Radiology & nuclear medicine - Sharing an awkward waltz in Vienna

CT-PET is the child of a forced marriage between nuclear medicine and radiology. A shared session at ECR 2011 in Vienna did little to assure there is a growing consensus between the two partners.

The fusion of positron emission tomography (PET) with computed tomography (CT) has brought tremendous benefits to patients.
Last year, over 3.2 million CT-PET scans were performed worldwide, by combining functional images of blood perfusion in tumours and other diseased tissue from nuclear medicine with anatomical images from radiologists.
Yet, despite years of sharing this advanced technology and often working side-by-side, there remains a sharp division between these two specialised fields of medical imaging. ‘Those people in nuclear medicine have really ugly images, just ink spots,’ complained one radiologist.

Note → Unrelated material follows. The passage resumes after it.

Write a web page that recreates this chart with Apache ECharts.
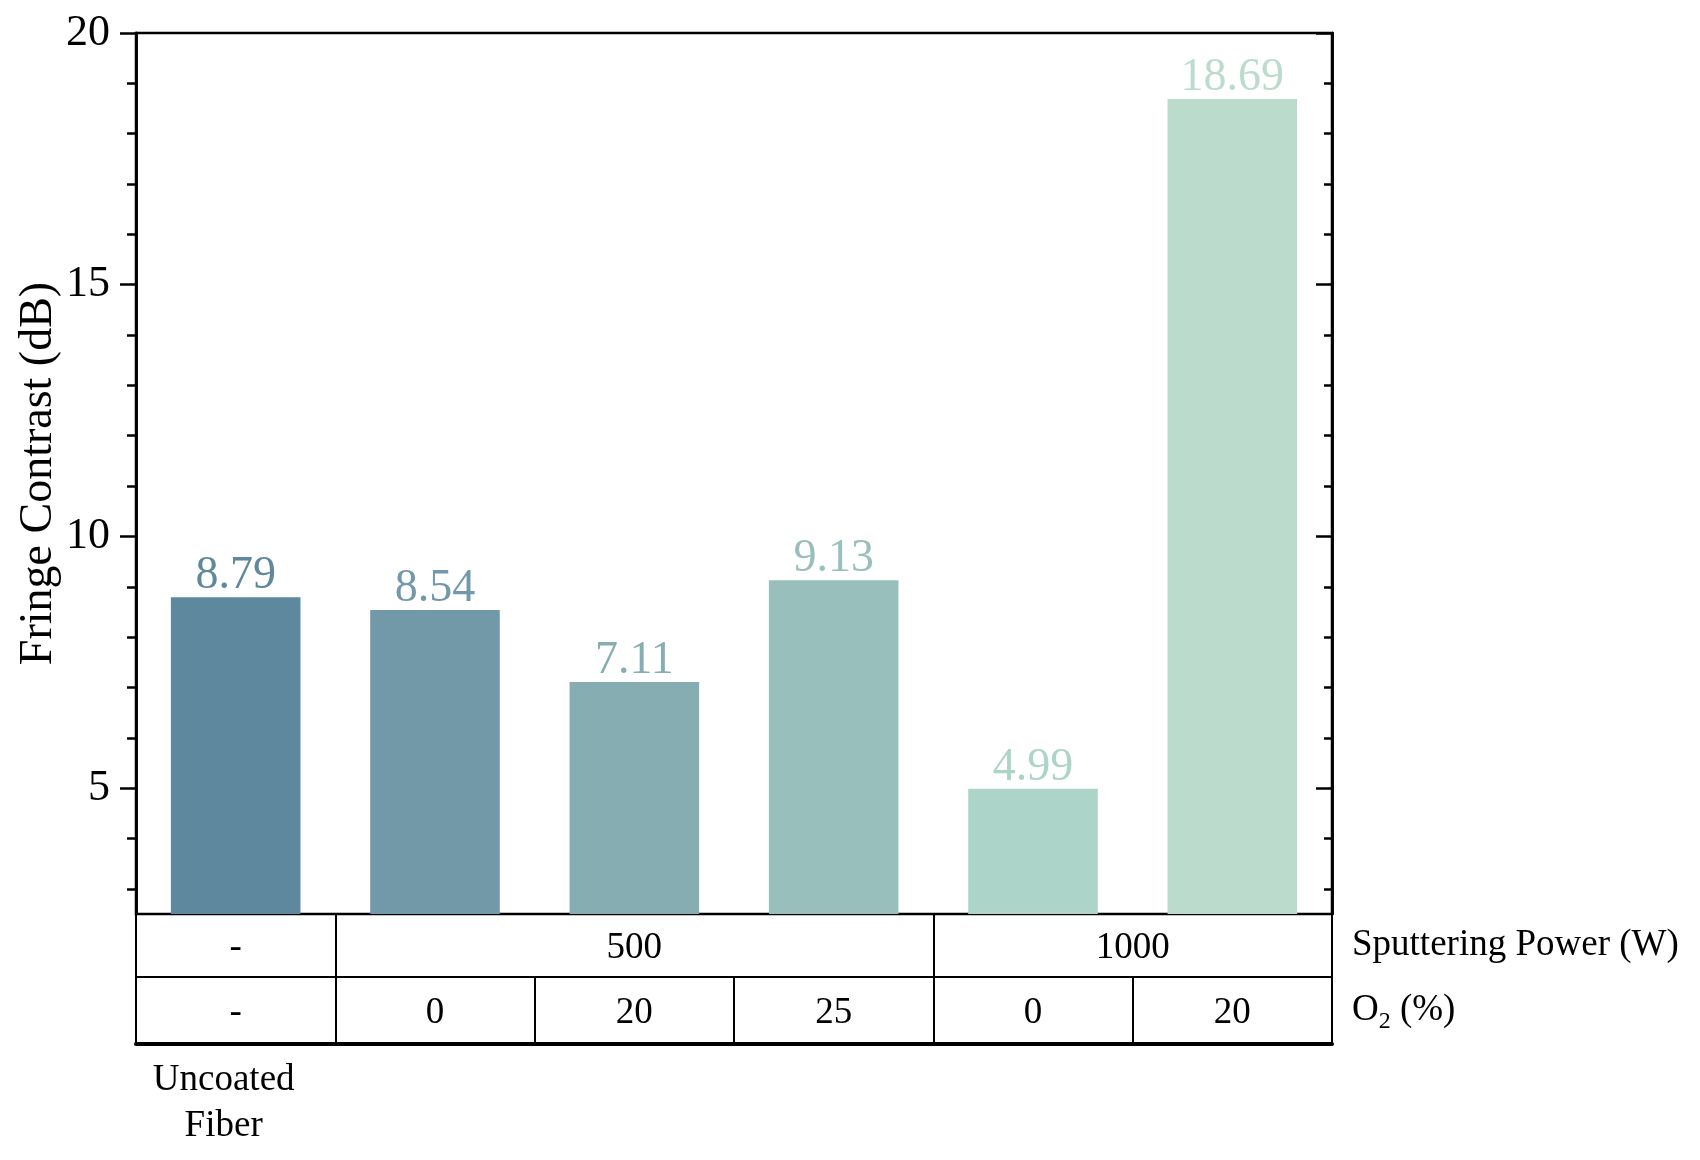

Meanwhile experts in nuclear medicine complain that CT exams offer little more than additional information of anatomical structures to more critical data provided by nuclear agents.
At the European Congress of Radiology (ECR), for the second year in a row, the European Society of Radiology (ESR) and the European Association of Nuclear Medicine (EANM) organised a joint session to bridge the gap between their two specialties. This was a success for reviewing the achievements in both areas, but only a modest step toward reconciling the two fields, in that no collaborative project was presented.
Instead, the societies took turns putting forward their champions in an alternating and slightly artificial fashion for studies in tumour response.

Martin O’Connell MD, from Mater Misericordiae University Hospital in Dublin, Ireland, was put forward as the expert radiologist. In tracing the effectiveness of therapies for tumour response, ‘nuclear medicine leads the way here, no question,’ he said.
After reporting the effectiveness of CT-PET for determining, after just two treatment cycles, or three weeks, whether patients respond to the therapy, Dr O’Connell devoted the remainder of his presentation to a review of alternatives.
CT scans unaided by contrast agents is well established as the gold standard for Response Evaluation Criteria In Solid Tumours (RECIST), he reminded colleagues.

Tracers in the blood showing accumulations are not always reliable indicators of the disease state, he said, and there is a danger for some patients of overdoses from radioactive probes used in perfusion studies.
Diffusion weighted MRI studies, especially for whole body scans, can often outperform PET studies, he suggested, before concluding with a pointed comment suggesting that multi-disciplinary meetings are essential, urging his nuclear medicine colleagues with: ‘You really need to attend the meeting.’

Autoro Chiti MD, with the Nuclear Medicine Unit at Humanitas Clinical Institute in Milan, gave a nod to his radiology colleagues by acknowledging that oncologists have come to trust CT exams for their reliable quantification of tumours. He then reminded the audience that RECIST standards were established in a paper from 1976, where hand measurements were used. ‘Today, of course, we have sophisticated tools for measuring, but this is the heritage,’ he said, adding that there remain serious limitations for RECIST in relying upon morphological measures provided by CT. ‘Tumours take time to shrink, and an early measure showing no reduction risk leads to the wrong conclusion as to whether a patient is a responder or a non-responder to treatment,’ he said.
CT-PET is really about the measure of the activity inside the tumour, the glucose uptake of the target lesion, which is shown by the injected nuclear agent.

CT is useful to show changes in tumour size at the end of treatment, or after six months, he said, where it is chemo-sensitivity that enables the early prediction of effectiveness of treatment. ‘This gives a completely different measure with the expression of activity,’ he pointed out.
As an example, Dr Chiti showed a tumour assessment after a two-cycle of chemotherapy, where the lack of change in the internal activity encouraged a change in treatment. Two further treatment cycles with the new formulation showed significant reduction of tumour activity, which, he said, ‘is a predictor of the effectiveness of the changed treatment.’ And yet, he added, ‘the size of this targeted lesion as shown by CT did not change.
‘Imaging,’ he concluded, ‘provides important additional information.’

The presentations by two champions of these cooperative, although clearly competitive specialties, established that the fusion of metabolic and morphological data is helping to improve diagnostic accuracy for cancer patients.
However, the joint session of the two professional societies left more questions than answers about the consensus recently established for a Multimodality Imaging Training Curriculum, which ESR President Maximilian Reiser announced would be published soon in the online journal, Insights into Imaging.